The project which will take eight to ten years to complete is set to increase road safety, ease traffic flows as well as access to and from industrial areas. Photo: Supplied
DURBAN – President Cyril Ramaphosa has announced that tenders to the value of R8.3bn for construction work in KwaZulu-Natal will be issued within the current financial year.
These tenders include seven major tenders on the N3 which will go out in the next three months once regulatory approvals have been received and land acquisition finalised.
The massive project which take eight to ten years to complete is set to increase road safety, ease traffic flows as well as access to and from industrial areas between these two major cities in KwaZulu-Natal.
It is part of a R40 billion two to three-year investment programme by the roads agency announced last week.
Some of the N2 interchanges that will be upgraded include Kingsway, Adams Road, The Higginson, Edwin Swales and Sibaya while the N3 interchanges that will upgraded include EB CLoete, Spine Road, Hammarsdale, Cato Ridge amongst others. 

The upgrade programme has been designed with the needs of road users in mind. The upgrades will make use of geometric design to optimise efficiency and safety. 
A total of 12 projects is expected for the N3 and N2 upgrades which will create around 23 500 direct job opportunities. 
Direct job opportunities are actual individuals per ID number on site based on SANRAL averages over time of 262 jobs per R100m project value. In the case of community projects, of which two (consisting of multiple packages) are planned in the province, 290 jobs on average.

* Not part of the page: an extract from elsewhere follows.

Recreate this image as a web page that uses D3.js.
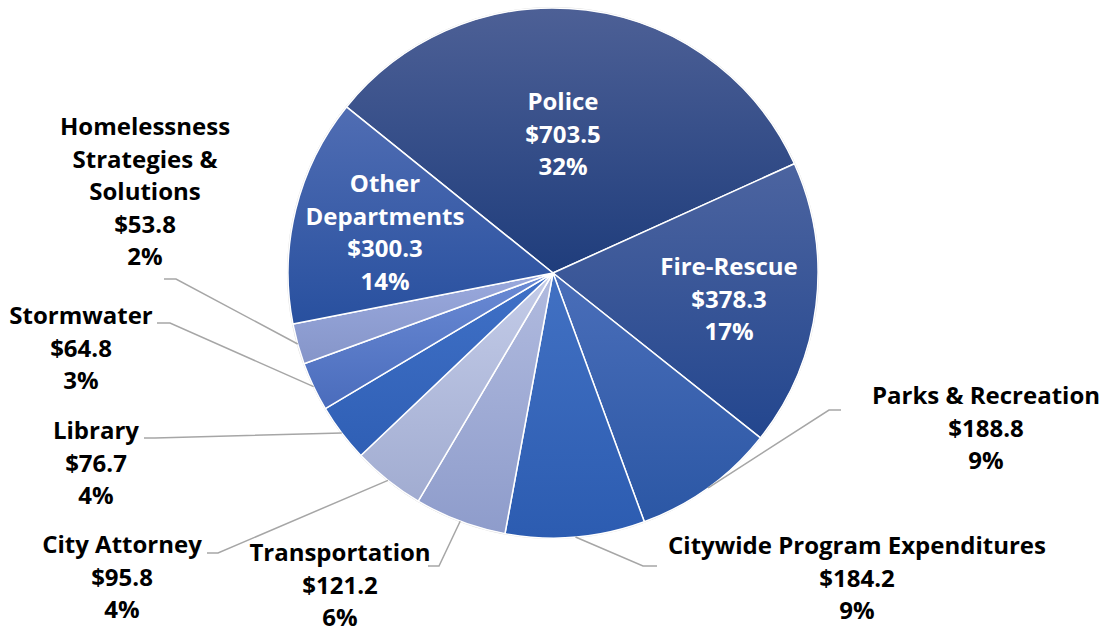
<!DOCTYPE html>
<html>
<head>
<meta charset="utf-8">
<script src="https://cdn.jsdelivr.net/npm/d3@7"></script>
<style>
  html, body { margin: 0; padding: 0; background: #fff; }
  svg { display: block; }
  text { font-family: "Open Sans", "Noto Sans", sans-serif; font-weight: 700; }
</style>
</head>
<body>
<svg id="chart" width="1101" height="629"></svg>
<script>
// Budget by department (millions of dollars)
const departments = [
  ["Police"],
  ["Fire-Rescue"],
  ["Parks & Recreation"],
  ["Citywide Program Expenditures"],
  ["Transportation"],
  ["City Attorney"],
  ["Library"],
  ["Stormwater"],
  ["Homelessness", "Strategies &", "Solutions"],
  ["Other", "Departments"]
];
const amounts = [703.5, 378.3, 188.8, 184.2, 121.2, 95.8, 76.7, 64.8, 53.8, 300.3];
const percentLabels = ["32%", "17%", "9%", "9%", "6%", "4%", "4%", "3%", "2%", "14%"];

// Slice fills: vertical gradient from light (top) to dark (bottom)
const topColors = ["#4d6096", "#4c64a0", "#4a6eb9", "#4271c3", "#b1bbdf", "#c4cce8", "#4071c7", "#6b8bd5", "#9aa9dd", "#506db3"];
const bottomColors = ["#1f3d7c", "#23468e", "#2b57a5", "#2c5cb1", "#8e9ccb", "#a1acd1", "#2f5fb5", "#4a6cbc", "#8595c9", "#28509f"];

// Label placement: inside labels white, outside labels black with leader lines
const inside = [true, true, false, false, false, false, false, false, false, true];
const labelCenters = [
  [563, 102], [729, 267], [986, 396], [857, 546], [340, 553],
  [122, 545], [96, 431], [81, 316], [145, 127], [385, 184]
];
// leader line: elbow point and end point beside the label
const leaderElbows = [null, null, [829, 410], [643, 566], [439, 566], [218, 553], [155, 438], [170, 323], [176, 279], null];
const leaderEnds   = [null, null, [841, 410], [657, 566], [428, 566], [207, 553], [144, 438], [157, 323], [164, 279], null];

const cx = 553, cy = 273, radius = 265;
const lineHeight = 32.5;
const startAngle = -51.2 * Math.PI / 180;

const svg = d3.select("#chart");
const defs = svg.append("defs");

const pie = d3.pie().sort(null).value(d => d)
  .startAngle(startAngle).endAngle(startAngle + 2 * Math.PI);
const arcs = pie(amounts);
const arc = d3.arc().innerRadius(0).outerRadius(radius);

arcs.forEach((a, i) => {
  const g = defs.append("linearGradient")
    .attr("id", "grad" + i)
    .attr("x1", 0).attr("y1", 0).attr("x2", 0).attr("y2", 1);
  g.append("stop").attr("offset", "0%").attr("stop-color", topColors[i]);
  g.append("stop").attr("offset", "100%").attr("stop-color", bottomColors[i]);
});

const pieG = svg.append("g").attr("transform", `translate(${cx},${cy})`);

pieG.append("circle").attr("r", radius + 0.5)
  .attr("fill", "none").attr("stroke", "#d9d9d9").attr("stroke-width", 1);

pieG.selectAll("path.slice")
  .data(arcs)
  .join("path")
  .attr("class", "slice")
  .attr("d", arc)
  .attr("fill", (d, i) => `url(#grad${i})`)
  .attr("stroke", "#ffffff")
  .attr("stroke-width", 1.5)
  .attr("stroke-linejoin", "round");

// Leader lines from the slice's outer edge at its mid-angle
const edgePoint = d => {
  const mid = (d.startAngle + d.endAngle) / 2;
  return [cx + radius * Math.sin(mid), cy - radius * Math.cos(mid)];
};

arcs.forEach((d, i) => {
  if (inside[i]) return;
  const p0 = edgePoint(d);
  svg.append("polyline")
    .attr("points", [p0, leaderElbows[i], leaderEnds[i]].map(p => p.join(",")).join(" "))
    .attr("fill", "none")
    .attr("stroke", "#a6a6a6")
    .attr("stroke-width", 1.5);
});

// Labels: name lines, amount, percent
arcs.forEach((d, i) => {
  const lines = departments[i].concat(["$" + d.data.toFixed(1), percentLabels[i]]);
  const t = svg.append("text")
    .attr("text-anchor", "middle")
    .attr("font-size", 24)
    .attr("fill", inside[i] ? "#ffffff" : "#000000");
  lines.forEach((s, k) => {
    t.append("tspan")
      .attr("x", labelCenters[i][0])
      .attr("y", labelCenters[i][1] + k * lineHeight)
      .attr("dy", "0.35em")
      .text(s);
  });
});
</script>
</body>
</html>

“This excludes SANRAL’s continuous routine road maintenance as part of our robust preventative maintenance strategy aimed at taking care of the road assets we have,” said Dumisani Nkabinde, SANRAL’s Eastern Region manager.
Treasury has allocated about R21.5 billion per year for the maintenance and improvement of SANRAL’s 19 262km non-toll network, including the national road network in KwaZulu-Natal.
A growing share of contracts will be allocated to black-owned construction companies and enterprises owned by women, the youth and the disabled. 
SANRAL has committed itself to the transformation of the construction and engineering sectors through the allocation of tenders to new entrants in these sectors.
Over the past six months SANRAL has brokered memorandums of understanding between emerging companies and major suppliers of construction equipment and machinery to give black-owned companies greater access to financing, expertise and the sophisticated equipment required to tender for larger contracts.
Dumisani Nkabinde, Regional Manager of SANRAL Eastern region, said: “The upgrades are part of Government’s rollout of Strategic Infrastructure Projects in line with the National Development Plan, specifically the Strategic Integrated Projects, of which the N2 and N3 upgrades are within the SIP2 program.  
“The N2 and N3 are not just roads – they are the epitome of empowerment and are essentially South Africa’s lifelines for the transportation of freight from Durban to Gauteng, the economic hub of the country,” he added. 
According to SANRAL, the upgrade programme will have a traffic management plan that will protect construction workers and road users by safely conducting traffic around or through the areas where the construction will be taking place.